Appellant complains that the prosecutor commented on matters not in evidence, and therefore prejudicial error should be presumed. This proposition is not well taken. Although the prosecutor did state in his closing argument that, after the murder, only coins were found by police in the cash register, an objection by appellant that no direct testimony substantiated this allegation was promptly sustained. We find the trial court's ruling and conduct proper, and therefore no prejudice inured to appellant.
Appellant asserts that the court improperly failed to charge on lesser-included offenses. This argument is wholly without merit.

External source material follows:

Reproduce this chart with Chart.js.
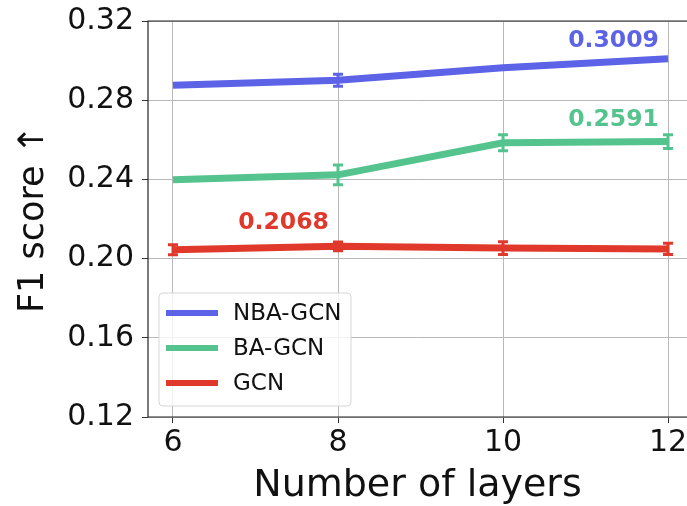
<!DOCTYPE html>
<html>
<head>
<meta charset="utf-8">
<script src="https://cdn.jsdelivr.net/npm/chart.js@4.4.1/dist/chart.umd.min.js"></script>
<style>
  html, body { margin: 0; padding: 0; background: #fff; }
  #wrap { width: 687px; height: 506px; }
</style>
</head>
<body>
<div id="wrap"><canvas id="f1Chart" width="687" height="506"></canvas></div>
<script>
// valeurs
const layers = [6, 8, 10, 12];
const xTicks = [6, 8, 10, 12];
const yTicks = [0.12, 0.16, 0.20, 0.24, 0.28, 0.32];

const seriesNames = ["NBA-GCN", "BA-GCN", "GCN"];
const nbaGcn = [0.2875, 0.2901, 0.2964, 0.3009];
const baGcn = [0.2398, 0.2423, 0.2585, 0.2591];
const gcn = [0.2045, 0.2062, 0.2053, 0.2049];

const nbaGcnErr = [0, 0.0030, 0, 0];
const baGcnErr = [0, 0.0050, 0.0040, 0.0035];
const gcnErr = [0.0025, 0.0022, 0.0032, 0.0028];

const bestLabels = ["0.3009", "0.2591", "0.2068"];

const colors = ["#5c63e6", "#55c38d", "#e0392b"];

// position des annotations (en unités des axes)
const labelPos = [
  { x: 11.34, y: 0.3102 },
  { x: 11.34, y: 0.2700 },
  { x: 7.34, y: 0.2180 },
];

function toPoints(values) {
  return values.map((v, i) => ({ x: layers[i], y: v }));
}

const allValues = [nbaGcn, baGcn, gcn];
const allErrs = [nbaGcnErr, baGcnErr, gcnErr];

// barres d'erreur
const errorBars = {
  id: "errorBars",
  afterDatasetsDraw(chart) {
    const ctx = chart.ctx;
    const xs = chart.scales.x;
    const ys = chart.scales.y;
    ctx.save();
    allValues.forEach((vals, d) => {
      ctx.strokeStyle = colors[d];
      ctx.lineWidth = 3;
      vals.forEach((v, i) => {
        const e = allErrs[d][i];
        if (!e) return;
        const px = xs.getPixelForValue(layers[i]);
        const top = ys.getPixelForValue(v + e);
        const bot = ys.getPixelForValue(v - e);
        ctx.beginPath();
        ctx.moveTo(px, top);
        ctx.lineTo(px, bot);
        ctx.moveTo(px - 5, top);
        ctx.lineTo(px + 5, top);
        ctx.moveTo(px - 5, bot);
        ctx.lineTo(px + 5, bot);
        ctx.stroke();
      });
    });
    ctx.restore();
  },
};

// cadre, étiquettes et légende
const decorations = {
  id: "decorations",
  afterDraw(chart) {
    const ctx = chart.ctx;
    const area = chart.chartArea;
    const xs = chart.scales.x;
    const ys = chart.scales.y;
    ctx.save();

    // le bord droit est coupé dans l'image d'origine
    ctx.strokeStyle = "#222";
    ctx.lineWidth = 1.2;
    ctx.beginPath();
    ctx.moveTo(chart.width, area.top);
    ctx.lineTo(area.left, area.top);
    ctx.lineTo(area.left, area.bottom);
    ctx.lineTo(chart.width, area.bottom);
    ctx.stroke();

    ctx.font = "bold 23.5px 'DejaVu Sans'";
    ctx.textAlign = "center";
    ctx.textBaseline = "middle";
    bestLabels.forEach((t, d) => {
      ctx.fillStyle = colors[d];
      ctx.fillText(t, xs.getPixelForValue(labelPos[d].x), ys.getPixelForValue(labelPos[d].y));
    });

    // légende
    const bx = area.left + 11;
    const by = area.bottom - 124;
    const bw = 192;
    const bh = 113;
    ctx.fillStyle = "rgba(255,255,255,0.8)";
    ctx.strokeStyle = "#d6d6d6";
    ctx.lineWidth = 1;
    ctx.beginPath();
    ctx.roundRect(bx, by, bw, bh, 4);
    ctx.fill();
    ctx.stroke();

    ctx.font = "23px 'DejaVu Sans'";
    ctx.textAlign = "left";
    seriesNames.forEach((name, i) => {
      const cy = by + 20 + i * 35;
      ctx.strokeStyle = colors[i];
      ctx.lineWidth = 6;
      ctx.beginPath();
      ctx.moveTo(bx + 7, cy);
      ctx.lineTo(bx + 59, cy);
      ctx.stroke();
      ctx.fillStyle = "#111";
      ctx.fillText(name, bx + 74, cy + 1);
    });
    ctx.restore();
  },
};

const ctx = document.getElementById("f1Chart").getContext("2d");

new Chart(ctx, {
  type: "line",
  data: {
    datasets: seriesNames.map((name, d) => ({
      label: name,
      data: toPoints(allValues[d]),
      borderColor: colors[d],
      backgroundColor: colors[d],
      borderWidth: 7,
      pointRadius: 0,
      tension: 0,
    })),
  },
  options: {
    responsive: false,
    animation: false,
    layout: { padding: { top: 21, right: 0, left: 0, bottom: 0 } },
    plugins: {
      legend: { display: false },
      tooltip: { enabled: false },
    },
    scales: {
      x: {
        type: "linear",
        min: 5.697,
        max: 12.23,
        afterBuildTicks: (scale) => {
          scale.ticks = xTicks.map((v) => ({ value: v }));
        },
        afterFit: (scale) => {
          scale.height = 89;
          scale.paddingLeft = 0;
          scale.paddingRight = 0;
        },
        grid: { color: "#b8b8b8", lineWidth: 1, tickLength: 6, tickColor: "#333" },
        border: { display: false },
        ticks: {
          color: "#111",
          font: { family: "DejaVu Sans", size: 30 },
          padding: 2,
          maxRotation: 0,
        },
        title: {
          display: true,
          text: "Number of layers",
          color: "#111",
          font: { family: "DejaVu Sans", size: 38 },
          padding: { top: 0, bottom: -3 },
        },
      },
      y: {
        min: 0.12,
        max: 0.32,
        afterBuildTicks: (scale) => {
          scale.ticks = yTicks.map((v) => ({ value: v }));
        },
        afterFit: (scale) => {
          scale.width = 148;
          scale.paddingTop = 0;
          scale.paddingBottom = 0;
        },
        grid: { color: "#b8b8b8", lineWidth: 1, tickLength: 6, tickColor: "#333" },
        border: { display: false },
        ticks: {
          color: "#111",
          font: { family: "DejaVu Sans", size: 30 },
          padding: 8,
          callback: (v) => v.toFixed(2),
        },
        title: {
          display: true,
          text: "F1 score ↑",
          color: "#111",
          font: { family: "DejaVu Sans", size: 35 },
          padding: { top: 13, bottom: 0 },
        },
      },
    },
  },
  plugins: [errorBars, decorations],
});
</script>
</body>
</html>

The state's evidence, as we have said, established every essential element of the crimes charged. A trial court is not permitted to consider lesser-included offenses if the accused presents a complete defense to all substantive elements of the crime charged. State v. Nolton (1969), 19 Ohio St.2d 133. Alibi is such a defense.
As a further proposition of law, appellant urges that the trial court erred in failing to set aside the psychiatric report as being inadequate to fulfill the requirements of R.C. 2929.03. When a death sentence is imposed, this statute requires a pre-sentence investigation and a psychiatric examination to be made. On review, we conclude the court complied with all statutory requirements, and that the report was adequate for purposes of R.C. 2929.03.
Review of cases in which the death penalty has been imposed is not to be taken lightly. The nature of the sentence necessarily mandates that the rights of the accused be safeguarded. All propositions of law have been carefully considered, and our examination of the record reveals no reversible error. Accordingly, the judgment of the Court of Appeals is affirmed.
O'NEILL, C.J., HERBERT, CORRIGAN, STERN, CELEBREZZE, W. BROWN and P. BROWN, JJ., concur.